ALLES was den Kinderh HILFT IST GUT und sollte auch gegen jeden Widerstand durchgedrückt werden! Kinder brauchen Schutz. Und den sollen sie bekommen.

Alles was der WÜRDE von Kindern schadet ist schlecht und soll mit allen Mitteln verboten werden, finde ich.

Gravatar: Peter Harmsen

Der eigentliche Skandal ist die Abschaffung der Gewaltenteilung mit einem allmächtig agierenden BKA:
Die bisher bekannt gewordenen "Kinder"pornosperrlisten aus Skandinavien und Australien zeigen übereinstimmend, dass keine (wie auch mehrfach vom BKA behauptet) tausende kinderpornografischer Seiten im Internet existieren. Lediglich 2-3 % der gesperrten Seiten zeigen tatsächlich Kinderpornografie; die anderen 97 - 98% zeigen, wenn überhaupt, Pornografie mit jungen Erwachsenen oder Scheinjugendlichen.
Das BKA wird wie die "erfolgreichen Vorbilder" neben den ein oder zwei Dutzend tatsächlich von dem Inhalt des Gesetzes erfassten kinderpornografischen Seiten diverse Inhalte auf seine "Löschwunschliste" setzen, die auch nach Aufforderung von vielen ausländischen Providern aus gutem Grunde nicht gelöscht werden. Neben den bereits erwähnten Pornoseiten mit jungen Erwachsenen/Scheinjugendlichen (die in den meisten Staaten bei urkundlichem Nachweis der Volljährigkeit der Darsteller legal sind) sind nach deutschem Recht darüber hinaus auch "kinder"pornografische Zeichnungen/Comics oder Texte kriminalisiert. De facto handelt es sich bei diesen Darstellungen von "Straftaten an Kindern" um reine Fiktionen; ohne Täter und Opfer.
Das BKA wird bei vielen seiner Löschbegehren (aufgrund der Legalität der beanstandeten Inhalte an den Serverstandorten) keinen Erfolg haben und diese Zahlen (ohne die eben geschilderten Hintergründe) nach Ablauf der Evaluierungsphase der Bundesregierung/dem Bundestag als erfolglose Löschversuche "kinder"pornografischer Seiten präsentieren.

Gravatar: Ralf B.

Sehr interessant Herr Weigele ! Danke für den Hinweiß, daß war mir nicht so klar.

Gravatar: Martin Weigele

Der Autor verkennt, dass das Sperren von Internet-Seiten irgendwo auf der Ebene des Transportes vom Anbieter zum Leser, die aufgrund der technischen Architektur des Internet meist auch gar nicht vollständig möglich ist, etwas völlig anderes ist, als das Vorgehen gegen gesetzeswidrige Inhalte beim Anbieter der rechtswidrigen Information, also an der Störerquelle selbst.

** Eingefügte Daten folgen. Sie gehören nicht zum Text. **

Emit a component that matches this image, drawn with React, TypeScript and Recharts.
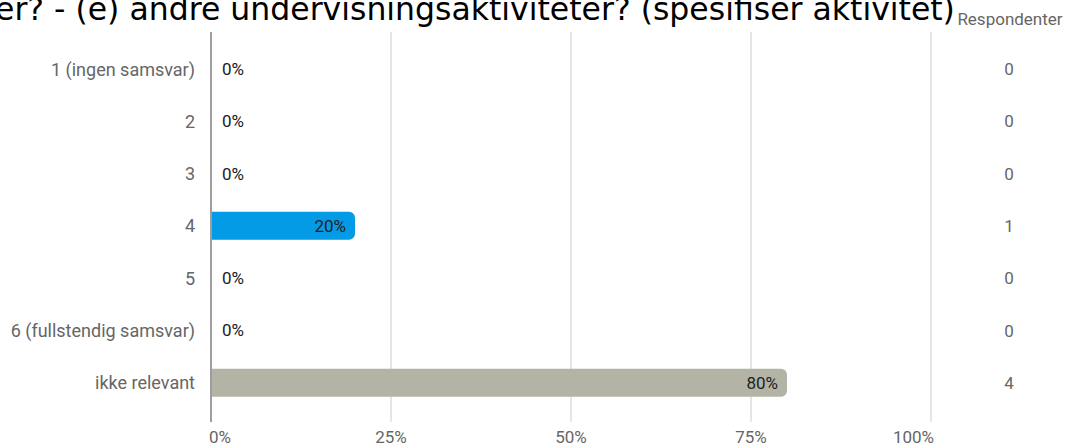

Die Einführung einer technischen Infrastruktur zur Blockade von Inhalten auf der Ebene des Transportes, insbesondere über geheim gehaltene Listen, ermöglicht es technisch, auch beliebige missliebige Inhalte zu sperren, ohne dass dies von der Öffentlichkeit kontrolliert werden kann. Kinderpornographische Inhalte, die mir im Internet im übrigen in dreißig Jahren beruflicher Interneterfahrung noch niemals begegnet sind, können in nahezu allen Staaten der Welt strafrechtlich an der Quelle verfolgt werden. Das Sperren von Inhalten auf dem Transportweg hingegen ist auch deshalb problematisch, weil es im Grunde solche Angebote schützt. Denn die Öffentlichkeit kann ihre notwendige Rolle bei der Initiierung und Kontrolle von Strafverfolgung so gar nicht mehr wahrnehmen.

Im übrigen wird auch das mißbräuchliche Vorgehen gegen legitime freie Meinungsäußerungen im Web entgegen der Meinung des Autors heftig kritisiert, von Weblogs wie buskeismus.de bis hin zur FAZ.